-- START Information provided --

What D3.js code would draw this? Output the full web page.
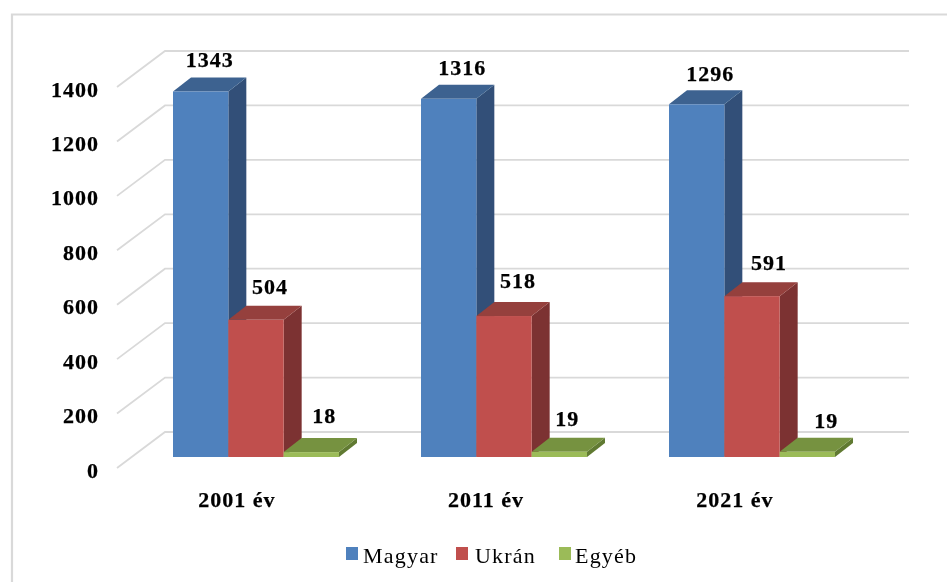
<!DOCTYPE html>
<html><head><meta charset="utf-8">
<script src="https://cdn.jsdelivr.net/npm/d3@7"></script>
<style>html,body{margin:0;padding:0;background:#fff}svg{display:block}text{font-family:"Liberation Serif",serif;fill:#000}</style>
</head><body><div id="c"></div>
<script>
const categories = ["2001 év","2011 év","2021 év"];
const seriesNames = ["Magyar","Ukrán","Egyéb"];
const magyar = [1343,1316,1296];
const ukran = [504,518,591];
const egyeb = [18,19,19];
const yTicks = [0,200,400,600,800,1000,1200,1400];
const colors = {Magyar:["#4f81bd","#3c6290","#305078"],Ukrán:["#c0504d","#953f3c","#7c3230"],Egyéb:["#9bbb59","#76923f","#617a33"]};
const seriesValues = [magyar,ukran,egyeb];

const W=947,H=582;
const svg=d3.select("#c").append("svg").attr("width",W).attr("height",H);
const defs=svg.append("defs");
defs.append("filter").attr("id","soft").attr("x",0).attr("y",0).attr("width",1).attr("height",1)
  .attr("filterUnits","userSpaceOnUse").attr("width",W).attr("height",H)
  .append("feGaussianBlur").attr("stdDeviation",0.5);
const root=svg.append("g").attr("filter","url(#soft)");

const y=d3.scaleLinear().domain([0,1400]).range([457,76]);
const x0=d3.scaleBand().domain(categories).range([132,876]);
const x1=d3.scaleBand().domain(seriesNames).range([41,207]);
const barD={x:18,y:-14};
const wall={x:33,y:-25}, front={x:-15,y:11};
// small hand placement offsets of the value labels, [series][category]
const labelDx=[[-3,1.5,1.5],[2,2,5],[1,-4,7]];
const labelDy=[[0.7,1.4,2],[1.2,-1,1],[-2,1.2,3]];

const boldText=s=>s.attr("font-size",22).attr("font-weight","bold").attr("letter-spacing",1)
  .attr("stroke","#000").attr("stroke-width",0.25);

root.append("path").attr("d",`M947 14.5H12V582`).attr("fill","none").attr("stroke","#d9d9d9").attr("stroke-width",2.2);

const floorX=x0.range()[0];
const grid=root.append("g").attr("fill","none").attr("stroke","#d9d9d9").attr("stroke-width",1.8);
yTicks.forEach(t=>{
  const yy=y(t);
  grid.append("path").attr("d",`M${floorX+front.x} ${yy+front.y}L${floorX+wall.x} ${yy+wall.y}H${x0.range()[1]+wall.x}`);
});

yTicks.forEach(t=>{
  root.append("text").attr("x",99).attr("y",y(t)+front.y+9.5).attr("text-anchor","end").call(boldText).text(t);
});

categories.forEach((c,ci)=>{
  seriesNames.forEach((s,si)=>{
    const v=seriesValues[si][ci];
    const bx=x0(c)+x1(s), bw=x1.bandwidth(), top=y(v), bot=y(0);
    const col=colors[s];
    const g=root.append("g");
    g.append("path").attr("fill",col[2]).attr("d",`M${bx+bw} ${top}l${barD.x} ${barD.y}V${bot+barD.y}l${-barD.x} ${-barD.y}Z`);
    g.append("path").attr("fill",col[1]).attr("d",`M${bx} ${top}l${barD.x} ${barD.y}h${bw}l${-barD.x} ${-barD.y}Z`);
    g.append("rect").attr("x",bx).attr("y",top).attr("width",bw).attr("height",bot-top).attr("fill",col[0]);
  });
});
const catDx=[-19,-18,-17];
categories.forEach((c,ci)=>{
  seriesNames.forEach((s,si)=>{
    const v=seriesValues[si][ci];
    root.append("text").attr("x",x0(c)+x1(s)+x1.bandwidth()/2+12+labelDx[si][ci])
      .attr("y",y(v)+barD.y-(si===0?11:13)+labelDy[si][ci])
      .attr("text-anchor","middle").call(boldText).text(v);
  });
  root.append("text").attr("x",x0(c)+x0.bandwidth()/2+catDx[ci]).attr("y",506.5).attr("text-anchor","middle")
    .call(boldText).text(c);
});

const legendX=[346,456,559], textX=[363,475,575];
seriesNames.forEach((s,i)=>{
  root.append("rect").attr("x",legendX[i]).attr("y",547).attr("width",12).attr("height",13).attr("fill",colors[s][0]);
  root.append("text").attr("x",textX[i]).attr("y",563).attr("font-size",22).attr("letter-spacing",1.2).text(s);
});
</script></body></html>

-- END Information provided --

#### [Direction]
Everything from the first line of the listing above through the line that contains "const seriesValues = [magyar,ukran,egyeb];" is to be restated word for word, minus the pictures.

#### [Task answer]
What D3.js code would draw this? Output the full web page.
<!DOCTYPE html>
<html><head><meta charset="utf-8">
<script src="https://cdn.jsdelivr.net/npm/d3@7"></script>
<style>html,body{margin:0;padding:0;background:#fff}svg{display:block}text{font-family:"Liberation Serif",serif;fill:#000}</style>
</head><body><div id="c"></div>
<script>
const categories = ["2001 év","2011 év","2021 év"];
const seriesNames = ["Magyar","Ukrán","Egyéb"];
const magyar = [1343,1316,1296];
const ukran = [504,518,591];
const egyeb = [18,19,19];
const yTicks = [0,200,400,600,800,1000,1200,1400];
const colors = {Magyar:["#4f81bd","#3c6290","#305078"],Ukrán:["#c0504d","#953f3c","#7c3230"],Egyéb:["#9bbb59","#76923f","#617a33"]};
const seriesValues = [magyar,ukran,egyeb];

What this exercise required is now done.